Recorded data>
────────────────────────────────────────

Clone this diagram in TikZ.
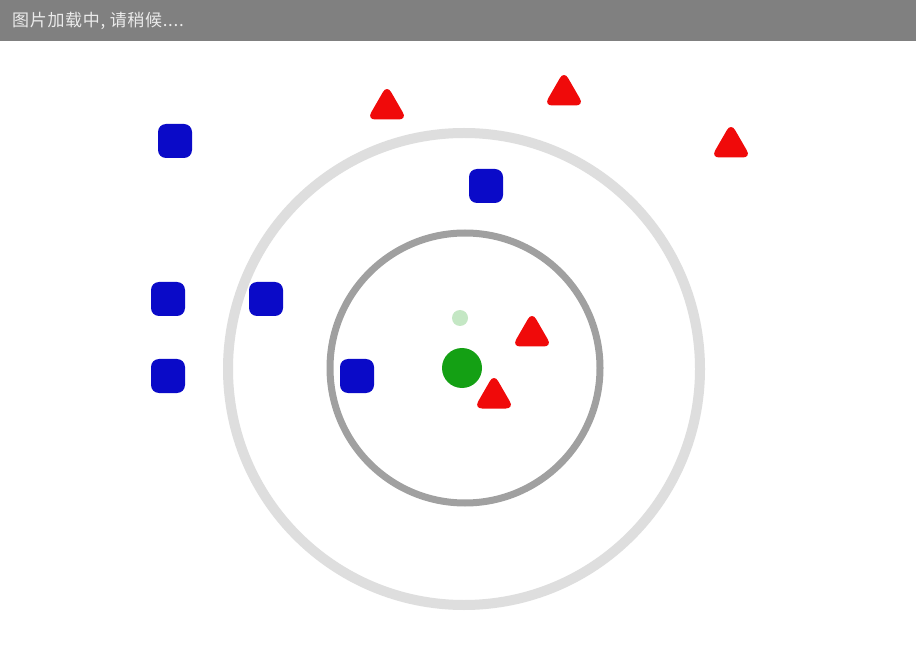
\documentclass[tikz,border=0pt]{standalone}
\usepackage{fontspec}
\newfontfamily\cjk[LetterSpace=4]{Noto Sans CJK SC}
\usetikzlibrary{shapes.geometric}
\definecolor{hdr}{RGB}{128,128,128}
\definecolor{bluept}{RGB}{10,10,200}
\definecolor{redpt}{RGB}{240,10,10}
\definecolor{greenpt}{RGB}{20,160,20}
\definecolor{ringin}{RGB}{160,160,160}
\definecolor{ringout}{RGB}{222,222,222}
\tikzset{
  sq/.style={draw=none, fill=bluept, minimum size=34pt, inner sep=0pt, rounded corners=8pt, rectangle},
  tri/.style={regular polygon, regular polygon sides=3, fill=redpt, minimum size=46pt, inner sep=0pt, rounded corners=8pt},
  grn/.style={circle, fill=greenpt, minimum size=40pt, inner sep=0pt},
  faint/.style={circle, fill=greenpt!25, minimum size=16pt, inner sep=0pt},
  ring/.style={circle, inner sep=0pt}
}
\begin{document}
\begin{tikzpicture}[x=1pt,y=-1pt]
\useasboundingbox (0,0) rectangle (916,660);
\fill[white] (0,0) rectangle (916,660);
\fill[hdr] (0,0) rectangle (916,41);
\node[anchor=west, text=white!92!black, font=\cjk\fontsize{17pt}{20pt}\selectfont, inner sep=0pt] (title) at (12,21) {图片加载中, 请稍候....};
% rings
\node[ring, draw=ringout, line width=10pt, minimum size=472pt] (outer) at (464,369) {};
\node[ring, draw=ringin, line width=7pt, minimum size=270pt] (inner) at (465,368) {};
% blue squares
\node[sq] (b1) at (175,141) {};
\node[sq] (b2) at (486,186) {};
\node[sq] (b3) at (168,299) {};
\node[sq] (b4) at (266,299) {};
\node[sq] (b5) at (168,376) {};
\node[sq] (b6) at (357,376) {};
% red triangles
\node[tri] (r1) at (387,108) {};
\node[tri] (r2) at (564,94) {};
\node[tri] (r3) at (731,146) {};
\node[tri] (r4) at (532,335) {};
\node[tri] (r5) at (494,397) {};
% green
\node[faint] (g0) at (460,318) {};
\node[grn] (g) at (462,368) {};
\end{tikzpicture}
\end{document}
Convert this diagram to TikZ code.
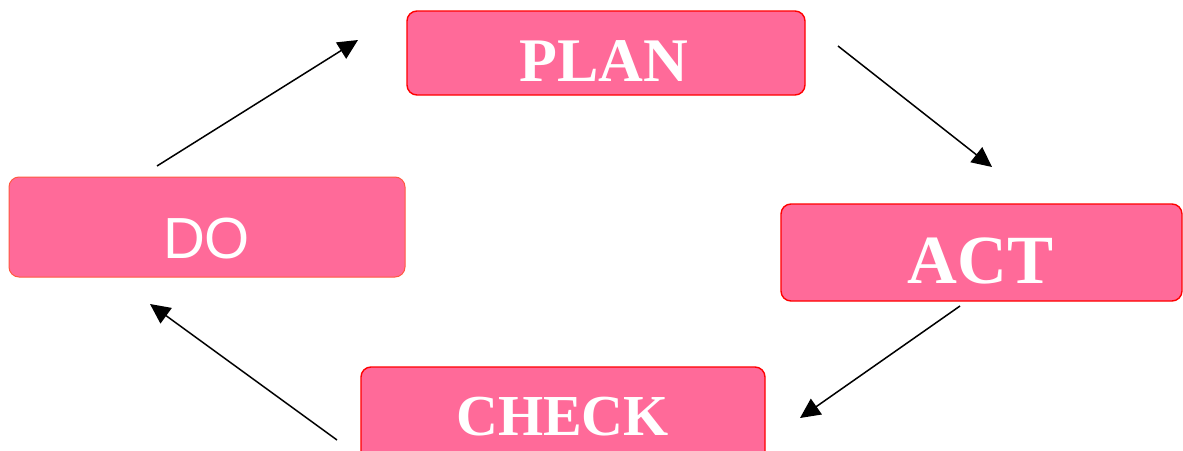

────────────────────────────────────────

THE REQUEST>
Check each line of the data above for the word "this" and say how many lines have it. Give the number alone.

FULL RESPONSE>
2